TJ - Born April 13, 1743 at Shadwell, Virginia "Everything predicted by the enemies of banks, in the beginning, is now coming to pass. We are to be ruined now by the deluge of bank paper, as we were formerly by the old Continental paper. It is cruel that such revolutions in private fortunes should be at the mercy of avaricious adventurers, who, instead of employing their capital, if any they have, in manufactures, commerce, and other useful pursuits, make it an instrument to burthen all the interchanges of property with their swindling profits, profits which are the price of no useful industry of theirs. Prudent men must be on their guard in this game of Robin's alive, and take care that the spark does not extinguish in their hands. I am an enemy to all banks discounting bills or notes for anything but coin. But our whole country is so fascinated by this Jack-lantern wealth, that they will not stop short of its total and fatal explosion."

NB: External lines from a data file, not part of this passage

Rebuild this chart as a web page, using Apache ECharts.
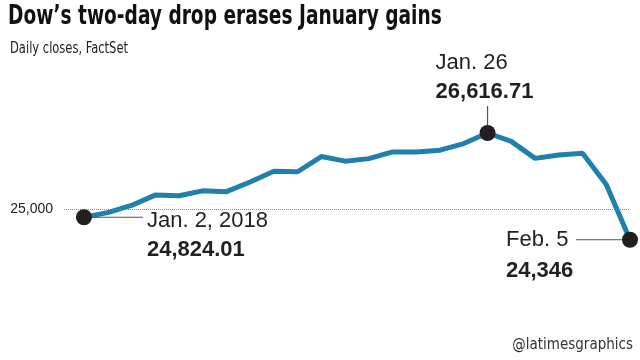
<!DOCTYPE html>
<html><head><meta charset="utf-8">
<script src="https://cdn.jsdelivr.net/npm/echarts@6/dist/echarts.min.js"></script>
<style>html,body{margin:0;padding:0;background:#fff}#c{width:640px;height:360px}</style>
</head><body><div id="c"></div>
<script>
const titleText = "Dow\u2019s two-day drop erases January gains";
const subtitleText = "Daily closes, FactSet";
const creditText = "@latimesgraphics";
const dates = ['Jan. 2, 2018','Jan. 3','Jan. 4','Jan. 5','Jan. 8','Jan. 9','Jan. 10','Jan. 11','Jan. 12','Jan. 16','Jan. 17','Jan. 18','Jan. 19','Jan. 22','Jan. 23','Jan. 24','Jan. 25','Jan. 26','Jan. 29','Jan. 30','Jan. 31','Feb. 1','Feb. 2','Feb. 5'];
const closes = [24824.01,24922.68,25075.13,25295.87,25283.00,25385.80,25369.13,25574.73,25803.19,25792.86,26115.65,26017.81,26071.72,26214.60,26210.81,26252.12,26392.79,26616.71,26439.48,26076.89,26149.39,26186.71,25520.96,24345.75];
const highlightIdx = [0, 17, 23];
const highlightValueLabels = ['24,824.01','26,616.71','24,346'];
const yTickValues = [25000];
const yTickLabels = ['25,000'];

const chart = echarts.init(document.getElementById('c'), null, {renderer:'canvas'});
const cond = "'DejaVu Sans Condensed',sans-serif";
const annFont = "'Liberation Sans',Arial,sans-serif";
const ink = '#231f20';

chart.setOption({
  animation:false,
  backgroundColor:'#fff',
  grid:{left:64,right:10,top:115,height:141},
  xAxis:{type:'value',min:-0.84,max:dates.length-1,show:false},
  yAxis:{type:'value',min:24000,max:27000,interval:1000,
    axisLine:{show:false},axisTick:{show:false},splitLine:{show:false},
    axisLabel:{margin:11,fontFamily:annFont,fontSize:14,color:'#222',
      formatter:v=>{const k=yTickValues.indexOf(v);return k>=0?yTickLabels[k]:'';}}},
  series:[
    {type:'line',data:closes.map((v,i)=>[i,v]),showSymbol:false,symbol:'none',
     lineStyle:{color:'#1f81ab',width:5},z:3,
     markLine:{silent:true,symbol:'none',label:{show:false},
       lineStyle:{type:'dotted',color:'#888',width:1},
       data:yTickValues.map(v=>({yAxis:v}))}},
    {type:'scatter',data:highlightIdx.map(i=>[i,closes[i]]),symbolSize:16,
     itemStyle:{color:ink,opacity:1},z:5}
  ]
});

const pts = highlightIdx.map(i=>chart.convertToPixel({gridIndex:0},[i,closes[i]]));
const lineStyle={stroke:'#555',lineWidth:1.2};
const txt=(x,y,t,bold,align)=>({type:'text',x:x,y:y,style:{text:t,fontFamily:annFont,fontSize:22,fontWeight:bold?'bold':'normal',fill:ink,align:align||'left',verticalAlign:'middle'},z:10});
const g=[];
g.push({type:'text',x:8,y:17,scaleX:0.795,style:{text:titleText,fontFamily:cond,fontSize:26,fontWeight:'bold',fill:'#111',align:'left',verticalAlign:'middle'},z:10});
g.push({type:'text',x:10,y:49,scaleX:0.8,style:{text:subtitleText,fontFamily:cond,fontSize:16,fill:'#222',align:'left',verticalAlign:'middle'},z:10});
g.push({type:'text',x:633,y:345,style:{text:creditText,fontFamily:cond,fontSize:15,fill:'#333',align:'right',verticalAlign:'middle'},z:10});
// Jan 2
let [x0,y0]=pts[0];
g.push({type:'line',shape:{x1:x0,y1:y0,x2:x0+59,y2:y0},style:lineStyle,z:4});
g.push(txt(x0+63,y0+4,dates[0],false));
g.push(txt(x0+63,y0+33,highlightValueLabels[0],true));
// Jan 26
let [x1,y1]=pts[1];
g.push({type:'line',shape:{x1:x1,y1:y1-27,x2:x1,y2:y1},style:lineStyle,z:4});
g.push(txt(x1-52,y1-70,dates[17],false));
g.push(txt(x1-52,y1-41,highlightValueLabels[1],true));
// Feb 5
let [x2,y2]=pts[2];
g.push({type:'line',shape:{x1:x2-54,y1:y2,x2:x2,y2:y2},style:lineStyle,z:4});
g.push(txt(x2-124,y2,dates[23],false));
g.push(txt(x2-124,y2+31,highlightValueLabels[2],true));
chart.setOption({graphic:g});
</script></body></html>
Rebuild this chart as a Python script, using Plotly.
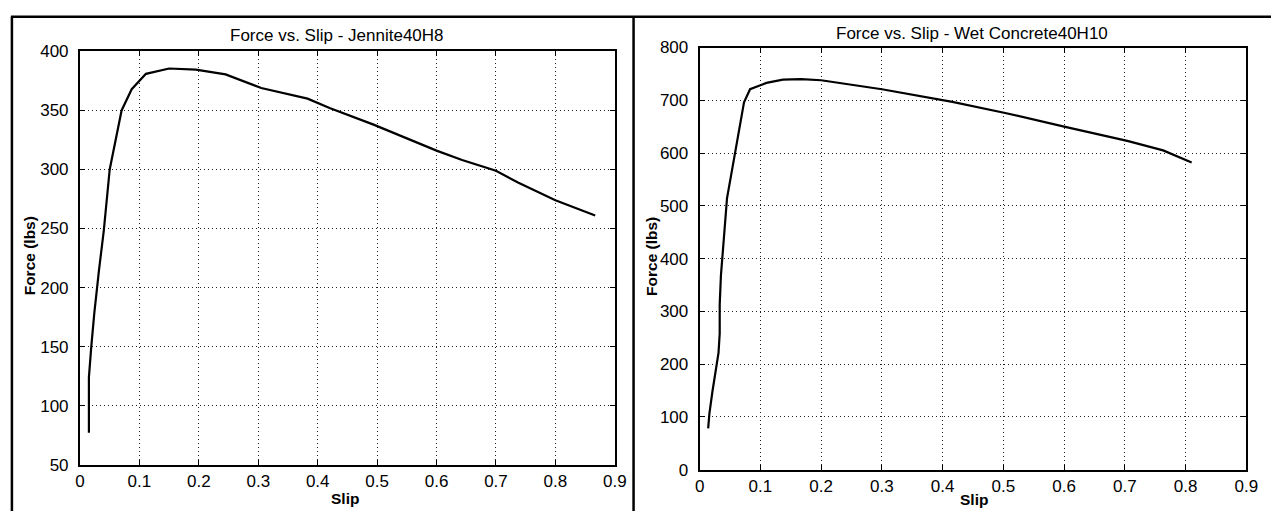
import plotly.graph_objects as go

W, H = 1283, 521

# Left panel: Jennite40H8
slip_j = [0.015, 0.015, 0.019, 0.024, 0.032, 0.040, 0.050, 0.059, 0.070, 0.087, 0.111, 0.150,
          0.195, 0.245, 0.305, 0.383, 0.420, 0.494, 0.600, 0.643, 0.700, 0.737, 0.800, 0.867]
force_j = [77, 124, 150, 178, 215, 248, 300, 324, 350, 368, 381, 385.5,
           384.5, 380.5, 369, 360, 352, 338, 316, 308, 299, 289, 274, 261]

# Right panel: Wet Concrete40H10
slip_w = [0.014, 0.016, 0.021, 0.031, 0.033, 0.033, 0.035, 0.040, 0.045, 0.059, 0.073, 0.083,
          0.110, 0.137, 0.167, 0.200, 0.300, 0.416, 0.503, 0.600, 0.704, 0.763, 0.810]
force_w = [78, 106, 148, 221, 258, 313, 368, 435, 514, 605, 696, 721,
           733, 739, 740, 738, 721, 697, 676, 650, 623, 605, 582]

x_ticks = [0, 0.1, 0.2, 0.3, 0.4, 0.5, 0.6, 0.7, 0.8, 0.9]
x_tick_labels = ["0", "0.1", "0.2", "0.3", "0.4", "0.5", "0.6", "0.7", "0.8", "0.9"]
y_ticks_j = [50, 100, 150, 200, 250, 300, 350, 400]
y_ticks_w = [0, 100, 200, 300, 400, 500, 600, 700, 800]

title_j = "Force vs. Slip - Jennite40H8"
title_w = "Force vs. Slip - Wet Concrete40H10"
x_label = "Slip"
y_label = "Force (lbs)"

FONT = "Arial, Liberation Sans, sans-serif"


def px(x):
    return x / W


def py(y):
    return 1 - y / H


fig = go.Figure()
fig.add_trace(go.Scatter(x=slip_j, y=force_j, mode="lines", line=dict(color="black", width=2.2),
                         xaxis="x", yaxis="y", showlegend=False))
fig.add_trace(go.Scatter(x=slip_w, y=force_w, mode="lines", line=dict(color="black", width=2.2),
                         xaxis="x2", yaxis="y2", showlegend=False))

axis_common = dict(
    showline=True, linecolor="black", linewidth=2, mirror="ticks",
    ticks="inside", ticklen=5, tickwidth=1, tickcolor="black",
    showgrid=True, gridcolor="#222222", gridwidth=1, griddash="1px,3px",
    zeroline=False, tickfont=dict(family=FONT, size=17, color="black"),
    fixedrange=True,
)

fig.update_layout(
    width=W, height=H,
    margin=dict(l=0, r=0, t=0, b=0),
    paper_bgcolor="white", plot_bgcolor="white",
    font=dict(family=FONT, color="black"),
    xaxis=dict(axis_common, domain=[px(76), px(618)], range=[0, 0.9],
               tickvals=x_ticks, ticktext=x_tick_labels, anchor="y"),
    yaxis=dict(axis_common, domain=[py(473), py(44)], range=[50, 400],
               tickvals=y_ticks_j, anchor="x", ticklabelstandoff=6),
    xaxis2=dict(axis_common, domain=[px(704), px(1258)], range=[0, 0.9],
                tickvals=x_ticks, ticktext=x_tick_labels, anchor="y2"),
    yaxis2=dict(axis_common, domain=[py(478), py(40)], range=[0, 800],
                tickvals=y_ticks_w, anchor="x2", ticklabelstandoff=6),
)

annotations = [
    dict(text=title_j, x=px(336), y=py(28), font=dict(size=17)),
    dict(text=title_w, x=px(980), y=py(25), font=dict(size=17)),
    dict(text="<b>" + x_label + "</b>", x=px(345), y=py(508), font=dict(size=15.5)),
    dict(text="<b>" + x_label + "</b>", x=px(982), y=py(509), font=dict(size=15.5)),
    dict(text="<b>" + y_label + "</b>", x=px(25), y=py(256), textangle=-90, font=dict(size=15.5)),
    dict(text="<b>" + y_label + "</b>", x=px(655), y=py(257), textangle=-90, font=dict(size=15.5)),
]
for a in annotations:
    a.update(xref="paper", yref="paper", showarrow=False, xanchor="center", yanchor="middle")
    a["font"].update(family=FONT, color="black")
fig.update_layout(annotations=annotations)

frame = dict(color="black", width=2.5)
fig.update_layout(shapes=[
    dict(type="line", xref="paper", yref="paper", x0=px(6), x1=1.0, y0=py(8), y1=py(8), line=frame),
    dict(type="line", xref="paper", yref="paper", x0=px(7), x1=px(7), y0=0.0, y1=py(8), line=frame),
    dict(type="line", xref="paper", yref="paper", x0=px(637), x1=px(637), y0=0.0, y1=py(8), line=frame),
])

fig.write_html("out.html")
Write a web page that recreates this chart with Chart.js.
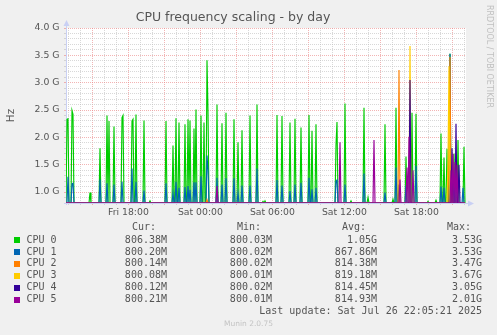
<!DOCTYPE html>
<html><head><meta charset="utf-8">
<script src="https://cdn.jsdelivr.net/npm/chart.js@4.4.1/dist/chart.umd.min.js"></script>
<style>html,body{margin:0;padding:0;background:#f0f0f0;overflow:hidden}canvas{display:block}</style>
</head><body>
<canvas id="c" width="497" height="335"></canvas>
<script>
// ---------- data ----------
const chartTitle = 'CPU frequency scaling - by day';
const seriesNames = ['CPU 0', 'CPU 1', 'CPU 2', 'CPU 3', 'CPU 4', 'CPU 5'];
const seriesColors = ['#00cc00', '#0066b3', '#ff8000', '#ffcc00', '#330099', '#990099'];
// time axis: hours since Fri 00:00, 5-minute samples
const startHour = 12.8;          // Fri 12:48
const sampleStepHours = 5 / 60;
const sampleCount = 400;
const baselineGHz = 0.80;        // idle floor (≈800 MHz)
// peaks: [sample index, GHz]
const cpu0Peaks = [[1,2.33],[2,2.34],[6,2.49],[7,2.42],[24,0.99],[34,1.80],[41,2.40],[43,2.30],[48,2.20],[56,2.36],[57,2.40],[66,2.30],[67,2.33],[70,2.42],[78,2.31],[84,0.84],[100,2.30],[107,1.85],[110,2.35],[113,2.27],[119,2.24],[122,2.33],[124,2.31],[128,2.16],[130,2.51],[135,2.40],[138,2.27],[141,3.41],[142,2.46],[151,2.60],[156,2.26],[160,2.45],[168,2.33],[172,1.91],[176,2.13],[184,2.40],[191,2.60],[197,0.83],[199,0.84],[211,2.41],[216,2.39],[224,2.27],[229,2.34],[235,2.18],[243,2.41],[246,2.12],[250,2.24],[270,1.86],[271,2.28],[279,2.62],[285,0.84],[298,2.54],[302,0.90],[319,2.24],[327,0.87],[330,2.54],[340,1.65],[346,2.45],[350,2.43],[362,0.83],[370,0.85],[375,2.07],[378,1.63],[381,1.79],[384,3.53],[388,1.70],[392,1.95],[398,1.83]];
const cpu1Peaks = [[2,1.28],[6,1.15],[7,1.16],[34,1.23],[41,1.16],[48,1.14],[56,1.19],[66,1.43],[70,1.19],[78,1.03],[100,1.16],[107,0.98],[110,1.19],[113,1.08],[119,1.09],[122,1.11],[124,1.04],[128,1.18],[130,1.18],[135,1.29],[141,1.67],[142,1.40],[151,1.26],[156,1.14],[160,1.25],[168,1.25],[172,0.98],[176,1.12],[184,1.12],[191,1.43],[211,1.22],[216,1.12],[224,1.02],[229,1.14],[235,1.17],[243,1.26],[246,1.05],[250,1.08],[270,1.20],[271,1.22],[279,1.14],[298,1.34],[319,0.99],[330,1.45],[333,1.14],[340,1.12],[350,1.48],[375,1.10],[378,1.08],[384,3.53],[388,1.16],[397,1.08]];
const cpu2Peaks = [[141,0.86],[333,3.23],[383,1.90],[384,3.47],[386,1.20]];
const cpu3Peaks = [[344,3.67],[382,1.60],[383,3.30]];
const cpu4Peaks = [[344,3.05],[386,1.80],[390,2.25],[393,1.50]];
const cpu5Peaks = [[151,1.11],[274,1.91],[308,1.95],[334,1.23],[341,1.45],[343,2.01],[347,1.40],[385,1.40],[387,1.70],[389,1.55],[391,1.50]];
// legend columns
const curValues = ['806.38M', '800.20M', '800.14M', '800.08M', '800.12M', '800.21M'];
const minValues = ['800.03M', '800.02M', '800.02M', '800.01M', '800.02M', '800.01M'];
const avgValues = ['1.05G', '867.86M', '814.38M', '819.18M', '814.45M', '814.93M'];
const maxValues = ['3.53G', '3.53G', '3.47G', '3.67G', '3.05G', '2.01G'];
const columnHeaders = ['Cur:', 'Min:', 'Avg:', 'Max:'];
const lastUpdate = 'Last update: Sat Jul 26 22:05:21 2025';
const footer = 'Munin 2.0.75';
const sideText = 'RRDTOOL / TOBI OETIKER';
// ticks
const xLabelHours = [18, 24, 30, 36, 42];
const xTickLabels = ['Fri 18:00', 'Sat 00:00', 'Sat 06:00', 'Sat 12:00', 'Sat 18:00'];
const yLabelValues = [1.0, 1.5, 2.0, 2.5, 3.0, 3.5, 4.0];
const yTickLabels = ['1.0 G', '1.5 G', '2.0 G', '2.5 G', '3.0 G', '3.5 G', '4.0 G'];
const yMin = 0.8, yMax = 4.0;

// ---------- build ----------
const peakLists = [cpu0Peaks, cpu1Peaks, cpu2Peaks, cpu3Peaks, cpu4Peaks, cpu5Peaks];
function buildSeries(peaks) {
  const vals = new Array(sampleCount).fill(baselineGHz);
  peaks.forEach(([n, v]) => { vals[n] = v; });
  return vals.map((v, n) => ({ x: startHour + n * sampleStepHours, y: v }));
}
const datasets = seriesNames.map((name, i) => ({
  label: name,
  data: buildSeries(peakLists[i]),
  borderColor: seriesColors[i],
  backgroundColor: seriesColors[i],
  borderWidth: 1.15,
  pointRadius: 0,
  tension: 0,
  fill: false,
  order: seriesNames.length - 1 - i
}));

const MINOR = 'rgba(190,190,190,0.6)';
const MAJOR = 'rgba(235,130,130,0.6)';
const AXIS = '#c9d0f4';
const TXT = '#555555';

const extras = {
  id: 'muninExtras',
  beforeDraw(chart) {
    const { ctx, chartArea: a, width, height } = chart;
    ctx.save();
    ctx.fillStyle = '#f0f0f0';
    ctx.fillRect(0, 0, width, height);
    ctx.fillStyle = '#ffffff';
    ctx.fillRect(a.left, a.top, a.right - a.left, a.bottom - a.top);
    ctx.restore();
  },
  beforeDatasetsDraw(chart) {
    const { ctx, chartArea: a } = chart;
    ctx.save();
    ctx.strokeStyle = AXIS; ctx.fillStyle = AXIS; ctx.lineWidth = 1;
    ctx.beginPath();
    ctx.moveTo(a.left + 0.5, a.bottom + 2); ctx.lineTo(a.left + 0.5, a.top - 4);
    ctx.moveTo(a.left - 2, a.bottom + 0.5); ctx.lineTo(a.right + 4, a.bottom + 0.5);
    ctx.stroke();
    ctx.beginPath();
    ctx.moveTo(a.left + 0.5, a.top - 8); ctx.lineTo(a.left - 2.5, a.top - 2); ctx.lineTo(a.left + 3.5, a.top - 2); ctx.closePath();
    ctx.fill();
    ctx.beginPath();
    ctx.moveTo(a.right + 8, a.bottom + 0.5); ctx.lineTo(a.right + 2, a.bottom - 2.5); ctx.lineTo(a.right + 2, a.bottom + 3.5); ctx.closePath();
    ctx.fill();
    ctx.restore();
  },
  afterDraw(chart) {
    const ctx = chart.ctx;
    ctx.save();
    ctx.font = '10px "DejaVu Sans Mono"';
    ctx.textBaseline = 'middle';
    ctx.fillStyle = TXT;
    const headerX = [132, 237, 342, 447];
    ctx.textAlign = 'left';
    columnHeaders.forEach((h, j) => ctx.fillText(h, headerX[j], 227.5));
    const colRight = [167, 272, 377, 482];
    const cols = [curValues, minValues, avgValues, maxValues];
    seriesNames.forEach((name, i) => {
      const y = 240 + i * 11.94;
      ctx.fillStyle = seriesColors[i];
      ctx.fillRect(14, Math.round(y) - 3, 6, 6);
      ctx.fillStyle = TXT;
      ctx.textAlign = 'left';
      ctx.fillText(name, 26.5, y);
      ctx.textAlign = 'right';
      cols.forEach((c, j) => ctx.fillText(c[i], colRight[j], y));
    });
    ctx.textAlign = 'right';
    ctx.fillText(lastUpdate, 482, 311);
    ctx.font = '7.5px "DejaVu Sans"';
    ctx.fillStyle = '#c4c4c4';
    ctx.textAlign = 'center';
    ctx.fillText(footer, 248.5, 324);
    ctx.translate(489.5, 5);
    ctx.rotate(Math.PI / 2);
    ctx.textAlign = 'left';
    ctx.fillStyle = '#c0c0c0';
    ctx.font = '8px "DejaVu Sans"';
    ctx.fillText(sideText, 0, 0);
    ctx.restore();
  }
};

new Chart(document.getElementById('c'), {
  type: 'line',
  data: { datasets },
  options: {
    responsive: false,
    devicePixelRatio: 1,
    animation: false,
    normalized: true,
    layout: { padding: { left: 0, right: 31, top: 0, bottom: 112 } },
    plugins: {
      legend: { display: false },
      tooltip: { enabled: false },
      title: {
        display: true, text: chartTitle, color: TXT,
        font: { family: 'DejaVu Sans', size: 12.5, weight: 'normal' },
        padding: { top: 10.5, bottom: 2.5 }
      }
    },
    scales: {
      x: {
        type: 'linear',
        min: startHour,
        max: startHour + sampleCount * sampleStepHours,
        afterBuildTicks(scale) {
          const t = [];
          for (let h = Math.ceil(scale.min); h <= scale.max; h++) t.push({ value: h });
          scale.ticks = t;
        },
        afterFit(scale) { scale.height = 20; },
        grid: {
          color: c => (Math.round(c.tick.value) % 3 === 0 ? MAJOR : MINOR),
          tickColor: c => (Math.round(c.tick.value) % 3 === 0 ? MAJOR : MINOR),
          tickLength: 2, lineWidth: 1
        },
        border: { display: false, dash: [1, 1] },
        ticks: {
          autoSkip: false, maxRotation: 0, padding: 2,
          color: TXT, font: { family: 'DejaVu Sans', size: 9.3 },
          callback: v => { const k = xLabelHours.indexOf(Math.round(v)); return k >= 0 ? xTickLabels[k] : ''; }
        }
      },
      y: {
        type: 'linear',
        min: yMin, max: yMax,
        afterBuildTicks(scale) {
          const t = [];
          for (let i = Math.round(yMin * 10); i <= Math.round(yMax * 10); i++) t.push({ value: i / 10 });
          scale.ticks = t;
        },
        afterFit(scale) { scale.width = 66; },
        grid: {
          color: c => (Math.round(c.tick.value * 10) % 5 === 0 ? MAJOR : MINOR),
          tickColor: c => (Math.round(c.tick.value * 10) % 5 === 0 ? MAJOR : MINOR),
          tickLength: 2, lineWidth: 1
        },
        border: { display: false, dash: [1, 1] },
        title: {
          display: true, text: 'Hz', color: TXT,
          font: { family: 'DejaVu Sans', size: 10.5 }, padding: { top: 4.5, bottom: 0 }
        },
        ticks: {
          autoSkip: false, padding: 4.5,
          color: TXT, font: { family: 'DejaVu Sans', size: 9.3 },
          callback: v => { const k = yLabelValues.findIndex(y => Math.abs(y - v) < 1e-6); return k >= 0 ? yTickLabels[k] : ''; }
        }
      }
    }
  },
  plugins: [extras]
});
</script>
</body></html>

--Letter To Dr. Thomas Cooper
Jan 1814
"This institution [The US Bank] is one of the most deadly hostility existing, against the principles and form of our Constitution. The nation is, at this time, so strong and united in its sentiments, that it cannot be shaken at this moment. But suppose a series of untoward events should occur, sufficient to bring into doubt the competency of a republican government to meet a crisis of great danger, or to unhinge the confidence of the people in the public functionaries: an institution like this, penetrating by its branches every part of the Union, acting by command and in phalanx, may, in a critical moment, upset the government. I deem no government safe which is under the vassalage of any self-constituted authorities, or any other authority than that of the nation, or its regular functionaries."
--Letter to Albert Gallatin
Dec 1803
"Not Quixotic enough to attempt to reason Bedlam to rights, my anxieties are turned to the most practicable means of withdrawing us from the ruin into which we have run. Two hundred millions of paper in the hands of the people (and less cannot be from the employment of a banking capital known to exceed one hundred millions), is a fearful tax to fall at haphazard on their heads. The debt which purchased our Independence was but of eighty millions, of which twenty years of taxation had, in 1809, paid but the one-half. And what have we purchased with this tax of two hundred millions which we are to pay, by wholesale, but usury, swindling, and new forms of demoralization?"